## BEGIN Data segment
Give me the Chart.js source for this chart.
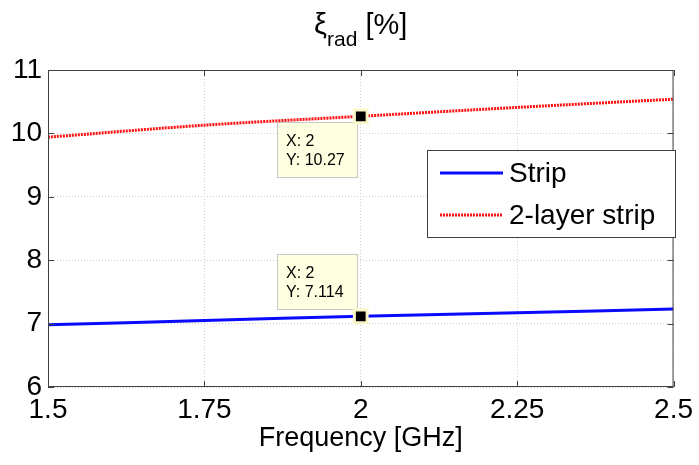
<!DOCTYPE html>
<html>
<head>
<meta charset="utf-8">
<script src="https://cdn.jsdelivr.net/npm/chart.js@4/dist/chart.umd.min.js"></script>
<style>
html,body{margin:0;padding:0;background:#fff;}
#wrap{width:699px;height:465px;position:relative;}
</style>
</head>
<body>
<div id="wrap"><canvas id="c" width="699" height="465"></canvas></div>
<script>
// ---- data ----
const frequencies = [1.5, 1.75, 2, 2.25, 2.5];
const stripValues = [6.98, 7.05, 7.114, 7.17, 7.23];
const twoLayerValues = [9.94, 10.13, 10.27, 10.41, 10.54];
const xTickLabels = ['1.5', '1.75', '2', '2.25', '2.5'];
const yTickLabels = ['6', '7', '8', '9', '10', '11'];
const seriesNames = ['Strip', '2-layer strip'];
const tipX = [2, 2];
const tipY = [7.114, 10.27];
const tipTexts = [['X: 2', 'Y: 7.114'], ['X: 2', 'Y: 10.27']];
const titleMain = 'ξ', titleSub = 'rad', titleRest = ' [%]';
const xTitle = 'Frequency [GHz]';

const FONT = '"Liberation Sans", Arial, sans-serif';
const BLUE = '#0a0aff', RED = '#ff1010';

const toXY = (xs, ys) => xs.map((x, i) => ({x: x, y: ys[i]}));

const overlay = {
  id: 'overlay',
  beforeDatasetsDraw(chart) {
    const ctx = chart.ctx;
    const xs = chart.scales.x, ys = chart.scales.y;
    ctx.save();
    tipX.forEach((xv, i) => {
      const px = xs.getPixelForValue(xv), py = ys.getPixelForValue(tipY[i]);
      const bw = 80, bh = 55;
      const bx = Math.round(px - 84);
      const by = Math.round(i === 0 ? py - 62 : py + 6);
      ctx.fillStyle = '#ffffe1';
      ctx.fillRect(bx, by, bw, bh);
      ctx.strokeStyle = '#c8c8c8'; ctx.lineWidth = 1;
      ctx.strokeRect(bx + 0.5, by + 0.5, bw, bh);
      ctx.fillStyle = '#000'; ctx.font = '16px ' + FONT;
      ctx.textAlign = 'left'; ctx.textBaseline = 'alphabetic';
      ctx.fillText(tipTexts[i][0], bx + 9, by + 24);
      ctx.fillText(tipTexts[i][1], bx + 9, by + 43);
    });
    ctx.restore();
  },
  afterDraw(chart) {
    const ctx = chart.ctx, a = chart.chartArea;
    const xs = chart.scales.x, ys = chart.scales.y;
    ctx.save();
    // box
    ctx.strokeStyle = '#404040'; ctx.lineWidth = 1;
    ctx.strokeRect(a.left + 0.5, a.top + 0.5, a.right - a.left - 1, a.bottom - a.top - 1);
    // inward ticks
    const tl = 6;
    ctx.beginPath();
    xs.ticks.forEach(t => {
      const px = Math.round(xs.getPixelForValue(t.value)) + 0.5;
      ctx.moveTo(px, a.bottom); ctx.lineTo(px, a.bottom - tl);
      ctx.moveTo(px, a.top); ctx.lineTo(px, a.top + tl);
    });
    ys.ticks.forEach(t => {
      const py = Math.round(ys.getPixelForValue(t.value)) + 0.5;
      ctx.moveTo(a.left, py); ctx.lineTo(a.left + tl, py);
      ctx.moveTo(a.right, py); ctx.lineTo(a.right - tl, py);
    });
    ctx.stroke();

    // title
    ctx.fillStyle = '#000';
    ctx.textBaseline = 'alphabetic';
    ctx.font = '29px ' + FONT;
    const w1 = ctx.measureText(titleMain).width;
    const w3 = ctx.measureText(titleRest).width;
    ctx.font = '21px ' + FONT;
    const w2 = ctx.measureText(titleSub).width;
    const total = w1 + w2 + w3;
    let tx = (a.left + a.right) / 2 - total / 2;
    const base = 34;
    ctx.font = '29px ' + FONT; ctx.textAlign = 'left';
    ctx.fillText(titleMain, tx, base); tx += w1;
    ctx.font = '21px ' + FONT;
    ctx.fillText(titleSub, tx, base + 12); tx += w2;
    ctx.font = '29px ' + FONT;
    ctx.fillText(titleRest, tx, base);

    // legend
    const lx = 427, ly = 150, lw = 248, lh = 87;
    ctx.fillStyle = '#fff';
    ctx.fillRect(lx, ly, lw, lh);
    ctx.strokeStyle = '#404040'; ctx.lineWidth = 1;
    ctx.strokeRect(lx + 0.5, ly + 0.5, lw, lh);
    const rows = [{c: BLUE, dash: [], y: 173}, {c: RED, dash: [2, 1], y: 215}];
    rows.forEach((r, i) => {
      ctx.strokeStyle = r.c; ctx.lineWidth = 3; ctx.setLineDash(r.dash);
      ctx.beginPath(); ctx.moveTo(440, r.y); ctx.lineTo(503, r.y); ctx.stroke();
      ctx.setLineDash([]);
      ctx.fillStyle = '#000'; ctx.font = '28px ' + FONT;
      ctx.textAlign = 'left'; ctx.textBaseline = 'middle';
      ctx.fillText(seriesNames[i], 509, r.y + 1);
    });
    ctx.restore();
  }
};

new Chart(document.getElementById('c'), {
  type: 'line',
  data: {
    datasets: [
      {label: seriesNames[0], data: toXY(frequencies, stripValues), borderColor: BLUE, borderWidth: 3, pointRadius: 0, tension: 0.3, fill: false, order: 2},
      {label: seriesNames[1], data: toXY(frequencies, twoLayerValues), borderColor: RED, borderWidth: 3, borderDash: [2, 1], pointRadius: 0, tension: 0.3, fill: false, order: 1},
      {label: 'tips', data: toXY(tipX, tipY), showLine: false, pointStyle: 'rect', pointRadius: 9, pointBorderWidth: 3, pointBackgroundColor: '#000', pointBorderColor: '#f7f7c8', order: 0}
    ]
  },
  options: {
    responsive: false,
    animation: false,
    events: [],
    layout: {padding: {top: 70, right: 24, left: 0, bottom: 0}},
    plugins: {legend: {display: false}, tooltip: {enabled: false}, title: {display: false}},
    scales: {
      x: {
        type: 'linear', min: 1.5, max: 2.5,
        afterFit: s => { s.height = 78; },
        afterBuildTicks: s => { s.ticks = frequencies.map(v => ({value: v})); },
        ticks: {
          callback: (v, i) => xTickLabels[i],
          font: {family: FONT, size: 28}, color: '#000', padding: 6, maxRotation: 0, autoSkip: false
        },
        grid: {color: '#cfcfcf', lineWidth: 1, drawTicks: false},
        border: {display: false, dash: [1, 2]},
        title: {display: true, text: xTitle, font: {family: FONT, size: 27}, color: '#000', padding: {top: 0, bottom: 10}}
      },
      y: {
        type: 'linear', min: 6, max: 11,
        afterFit: s => { s.width = 48; },
        afterBuildTicks: s => { s.ticks = yTickLabels.map(v => ({value: Number(v)})); },
        ticks: {
          callback: (v, i) => yTickLabels[i],
          font: {family: FONT, size: 28}, color: '#000', padding: 6, autoSkip: false
        },
        grid: {color: '#cfcfcf', lineWidth: 1, drawTicks: false},
        border: {display: false, dash: [1, 2]}
      }
    }
  },
  plugins: [overlay]
});
</script>
</body>
</html>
## END Data segment
Images should not appear in the copy; retype the listing above exactly.

Task output ::
Give me the Chart.js source for this chart.
<!DOCTYPE html>
<html>
<head>
<meta charset="utf-8">
<script src="https://cdn.jsdelivr.net/npm/chart.js@4/dist/chart.umd.min.js"></script>
<style>
html,body{margin:0;padding:0;background:#fff;}
#wrap{width:699px;height:465px;position:relative;}
</style>
</head>
<body>
<div id="wrap"><canvas id="c" width="699" height="465"></canvas></div>
<script>
// ---- data ----
const frequencies = [1.5, 1.75, 2, 2.25, 2.5];
const stripValues = [6.98, 7.05, 7.114, 7.17, 7.23];
const twoLayerValues = [9.94, 10.13, 10.27, 10.41, 10.54];
const xTickLabels = ['1.5', '1.75', '2', '2.25', '2.5'];
const yTickLabels = ['6', '7', '8', '9', '10', '11'];
const seriesNames = ['Strip', '2-layer strip'];
const tipX = [2, 2];
const tipY = [7.114, 10.27];
const tipTexts = [['X: 2', 'Y: 7.114'], ['X: 2', 'Y: 10.27']];
const titleMain = 'ξ', titleSub = 'rad', titleRest = ' [%]';
const xTitle = 'Frequency [GHz]';

const FONT = '"Liberation Sans", Arial, sans-serif';
const BLUE = '#0a0aff', RED = '#ff1010';

const toXY = (xs, ys) => xs.map((x, i) => ({x: x, y: ys[i]}));

const overlay = {
  id: 'overlay',
  beforeDatasetsDraw(chart) {
    const ctx = chart.ctx;
    const xs = chart.scales.x, ys = chart.scales.y;
    ctx.save();
    tipX.forEach((xv, i) => {
      const px = xs.getPixelForValue(xv), py = ys.getPixelForValue(tipY[i]);
      const bw = 80, bh = 55;
      const bx = Math.round(px - 84);
      const by = Math.round(i === 0 ? py - 62 : py + 6);
      ctx.fillStyle = '#ffffe1';
      ctx.fillRect(bx, by, bw, bh);
      ctx.strokeStyle = '#c8c8c8'; ctx.lineWidth = 1;
      ctx.strokeRect(bx + 0.5, by + 0.5, bw, bh);
      ctx.fillStyle = '#000'; ctx.font = '16px ' + FONT;
      ctx.textAlign = 'left'; ctx.textBaseline = 'alphabetic';
      ctx.fillText(tipTexts[i][0], bx + 9, by + 24);
      ctx.fillText(tipTexts[i][1], bx + 9, by + 43);
    });
    ctx.restore();
  },
  afterDraw(chart) {
    const ctx = chart.ctx, a = chart.chartArea;
    const xs = chart.scales.x, ys = chart.scales.y;
    ctx.save();
    // box
    ctx.strokeStyle = '#404040'; ctx.lineWidth = 1;
    ctx.strokeRect(a.left + 0.5, a.top + 0.5, a.right - a.left - 1, a.bottom - a.top - 1);
    // inward ticks
    const tl = 6;
    ctx.beginPath();
    xs.ticks.forEach(t => {
      const px = Math.round(xs.getPixelForValue(t.value)) + 0.5;
      ctx.moveTo(px, a.bottom); ctx.lineTo(px, a.bottom - tl);
      ctx.moveTo(px, a.top); ctx.lineTo(px, a.top + tl);
    });
    ys.ticks.forEach(t => {
      const py = Math.round(ys.getPixelForValue(t.value)) + 0.5;
      ctx.moveTo(a.left, py); ctx.lineTo(a.left + tl, py);
      ctx.moveTo(a.right, py); ctx.lineTo(a.right - tl, py);
    });
    ctx.stroke();

    // title
    ctx.fillStyle = '#000';
    ctx.textBaseline = 'alphabetic';
    ctx.font = '29px ' + FONT;
    const w1 = ctx.measureText(titleMain).width;
    const w3 = ctx.measureText(titleRest).width;
    ctx.font = '21px ' + FONT;
    const w2 = ctx.measureText(titleSub).width;
    const total = w1 + w2 + w3;
    let tx = (a.left + a.right) / 2 - total / 2;
    const base = 34;
    ctx.font = '29px ' + FONT; ctx.textAlign = 'left';
    ctx.fillText(titleMain, tx, base); tx += w1;
    ctx.font = '21px ' + FONT;
    ctx.fillText(titleSub, tx, base + 12); tx += w2;
    ctx.font = '29px ' + FONT;
    ctx.fillText(titleRest, tx, base);

    // legend
    const lx = 427, ly = 150, lw = 248, lh = 87;
    ctx.fillStyle = '#fff';
    ctx.fillRect(lx, ly, lw, lh);
    ctx.strokeStyle = '#404040'; ctx.lineWidth = 1;
    ctx.strokeRect(lx + 0.5, ly + 0.5, lw, lh);
    const rows = [{c: BLUE, dash: [], y: 173}, {c: RED, dash: [2, 1], y: 215}];
    rows.forEach((r, i) => {
      ctx.strokeStyle = r.c; ctx.lineWidth = 3; ctx.setLineDash(r.dash);
      ctx.beginPath(); ctx.moveTo(440, r.y); ctx.lineTo(503, r.y); ctx.stroke();
      ctx.setLineDash([]);
      ctx.fillStyle = '#000'; ctx.font = '28px ' + FONT;
      ctx.textAlign = 'left'; ctx.textBaseline = 'middle';
      ctx.fillText(seriesNames[i], 509, r.y + 1);
    });
    ctx.restore();
  }
};

new Chart(document.getElementById('c'), {
  type: 'line',
  data: {
    datasets: [
      {label: seriesNames[0], data: toXY(frequencies, stripValues), borderColor: BLUE, borderWidth: 3, pointRadius: 0, tension: 0.3, fill: false, order: 2},
      {label: seriesNames[1], data: toXY(frequencies, twoLayerValues), borderColor: RED, borderWidth: 3, borderDash: [2, 1], pointRadius: 0, tension: 0.3, fill: false, order: 1},
      {label: 'tips', data: toXY(tipX, tipY), showLine: false, pointStyle: 'rect', pointRadius: 9, pointBorderWidth: 3, pointBackgroundColor: '#000', pointBorderColor: '#f7f7c8', order: 0}
    ]
  },
  options: {
    responsive: false,
    animation: false,
    events: [],
    layout: {padding: {top: 70, right: 24, left: 0, bottom: 0}},
    plugins: {legend: {display: false}, tooltip: {enabled: false}, title: {display: false}},
    scales: {
      x: {
        type: 'linear', min: 1.5, max: 2.5,
        afterFit: s => { s.height = 78; },
        afterBuildTicks: s => { s.ticks = frequencies.map(v => ({value: v})); },
        ticks: {
          callback: (v, i) => xTickLabels[i],
          font: {family: FONT, size: 28}, color: '#000', padding: 6, maxRotation: 0, autoSkip: false
        },
        grid: {color: '#cfcfcf', lineWidth: 1, drawTicks: false},
        border: {display: false, dash: [1, 2]},
        title: {display: true, text: xTitle, font: {family: FONT, size: 27}, color: '#000', padding: {top: 0, bottom: 10}}
      },
      y: {
        type: 'linear', min: 6, max: 11,
        afterFit: s => { s.width = 48; },
        afterBuildTicks: s => { s.ticks = yTickLabels.map(v => ({value: Number(v)})); },
        ticks: {
          callback: (v, i) => yTickLabels[i],
          font: {family: FONT, size: 28}, color: '#000', padding: 6, autoSkip: false
        },
        grid: {color: '#cfcfcf', lineWidth: 1, drawTicks: false},
        border: {display: false, dash: [1, 2]}
      }
    }
  },
  plugins: [overlay]
});
</script>
</body>
</html>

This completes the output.